● **Exercise aim**: What lines of the data include the string "matplotlib"? Copy them all.

● **Information provided**:
— start —

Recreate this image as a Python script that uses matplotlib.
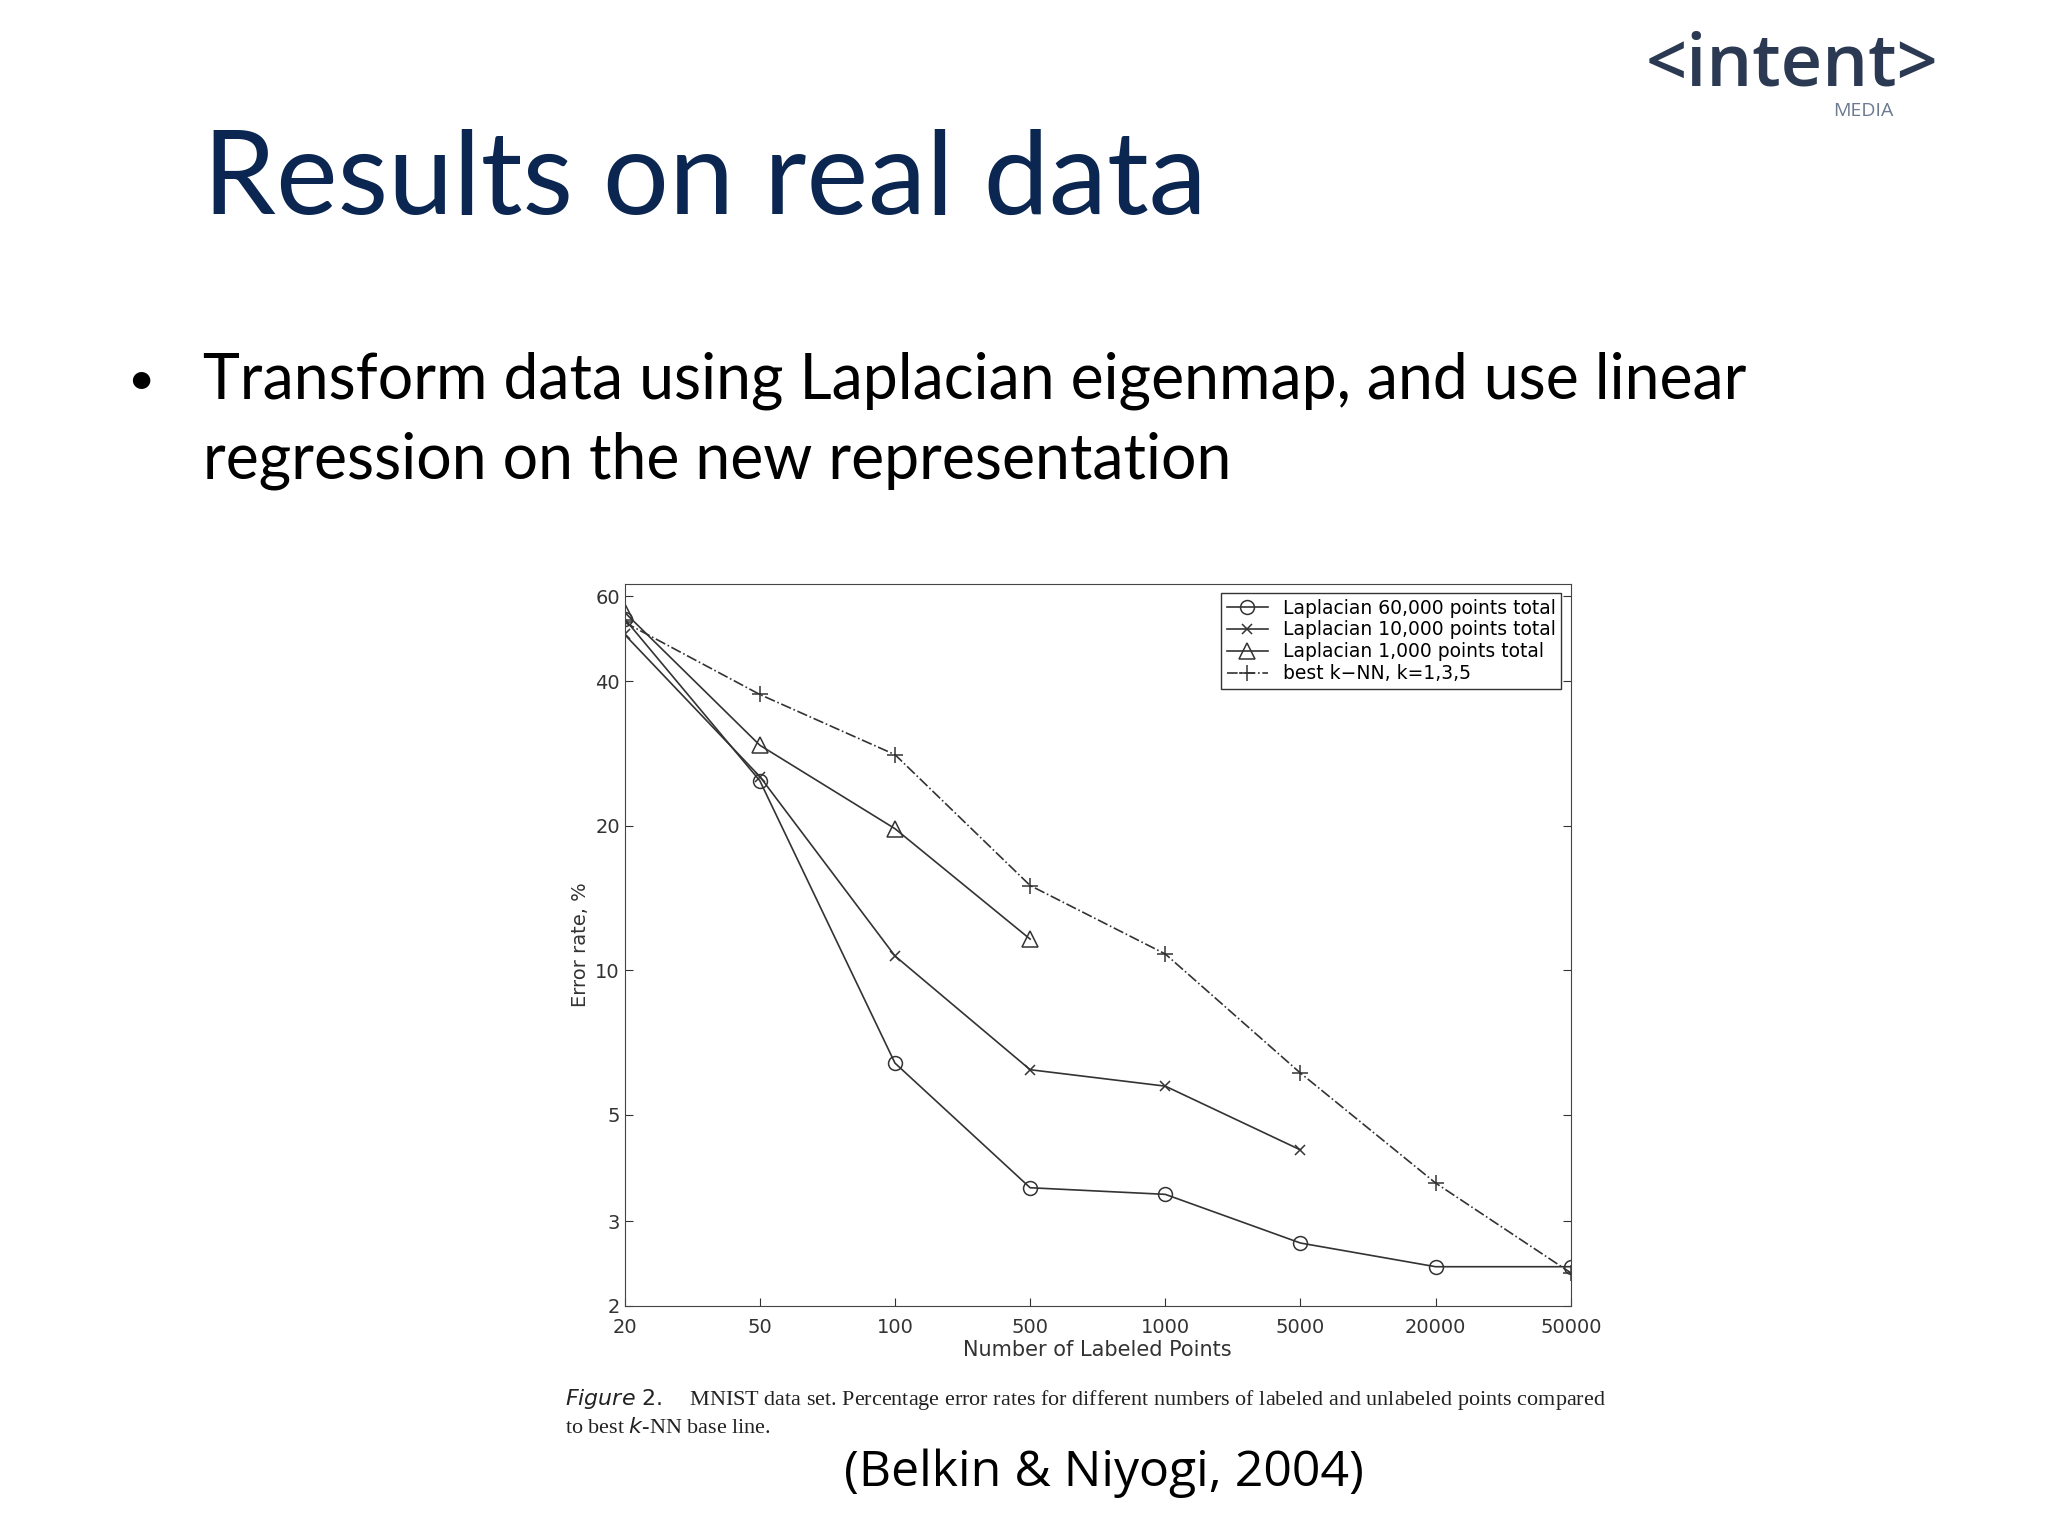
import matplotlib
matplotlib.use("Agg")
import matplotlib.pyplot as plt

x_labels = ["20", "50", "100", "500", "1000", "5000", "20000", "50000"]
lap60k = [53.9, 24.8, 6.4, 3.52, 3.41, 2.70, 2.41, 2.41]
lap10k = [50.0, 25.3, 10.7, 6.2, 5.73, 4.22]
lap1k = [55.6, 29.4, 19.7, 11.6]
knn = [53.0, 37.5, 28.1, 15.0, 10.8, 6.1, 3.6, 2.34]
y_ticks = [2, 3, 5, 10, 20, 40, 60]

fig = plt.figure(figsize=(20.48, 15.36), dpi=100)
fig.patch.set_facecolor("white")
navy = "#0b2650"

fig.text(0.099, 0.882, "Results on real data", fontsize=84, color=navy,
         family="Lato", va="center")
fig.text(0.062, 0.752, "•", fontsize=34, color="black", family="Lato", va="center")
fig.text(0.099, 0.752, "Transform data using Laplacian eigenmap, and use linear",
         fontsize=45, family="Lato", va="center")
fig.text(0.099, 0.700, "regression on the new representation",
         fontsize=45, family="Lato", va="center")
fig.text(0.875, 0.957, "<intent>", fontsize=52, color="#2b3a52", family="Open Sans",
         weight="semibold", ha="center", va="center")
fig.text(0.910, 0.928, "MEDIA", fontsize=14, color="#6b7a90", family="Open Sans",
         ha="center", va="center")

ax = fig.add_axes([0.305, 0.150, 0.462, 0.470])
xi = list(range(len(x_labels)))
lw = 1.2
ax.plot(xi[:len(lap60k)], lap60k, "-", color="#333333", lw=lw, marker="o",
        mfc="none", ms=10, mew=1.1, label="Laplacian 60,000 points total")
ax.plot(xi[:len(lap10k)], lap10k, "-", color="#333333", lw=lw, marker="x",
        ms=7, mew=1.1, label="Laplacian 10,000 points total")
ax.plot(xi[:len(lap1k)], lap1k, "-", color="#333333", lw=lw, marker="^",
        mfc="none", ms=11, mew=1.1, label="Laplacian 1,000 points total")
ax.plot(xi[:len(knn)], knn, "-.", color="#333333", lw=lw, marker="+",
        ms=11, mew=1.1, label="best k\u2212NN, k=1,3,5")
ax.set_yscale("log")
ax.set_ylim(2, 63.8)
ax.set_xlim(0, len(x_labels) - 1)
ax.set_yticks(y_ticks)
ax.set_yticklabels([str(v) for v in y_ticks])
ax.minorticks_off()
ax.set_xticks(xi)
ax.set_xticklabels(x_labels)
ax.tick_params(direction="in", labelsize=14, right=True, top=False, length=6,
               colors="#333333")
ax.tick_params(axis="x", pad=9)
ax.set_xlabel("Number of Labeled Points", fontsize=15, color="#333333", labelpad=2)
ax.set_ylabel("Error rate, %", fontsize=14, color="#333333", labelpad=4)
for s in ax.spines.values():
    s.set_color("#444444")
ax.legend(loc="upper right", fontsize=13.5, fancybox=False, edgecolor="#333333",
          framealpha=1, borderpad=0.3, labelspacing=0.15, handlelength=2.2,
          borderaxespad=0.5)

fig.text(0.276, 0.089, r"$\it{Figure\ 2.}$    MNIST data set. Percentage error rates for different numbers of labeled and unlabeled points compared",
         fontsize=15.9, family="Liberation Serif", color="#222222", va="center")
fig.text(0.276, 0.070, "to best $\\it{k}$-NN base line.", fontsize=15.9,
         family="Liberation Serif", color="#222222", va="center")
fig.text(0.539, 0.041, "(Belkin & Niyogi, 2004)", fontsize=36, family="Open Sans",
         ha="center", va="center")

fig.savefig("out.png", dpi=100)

— end —

● **The response**:
Recreate this image as a Python script that uses matplotlib.
import matplotlib
matplotlib.use("Agg")
import matplotlib.pyplot as plt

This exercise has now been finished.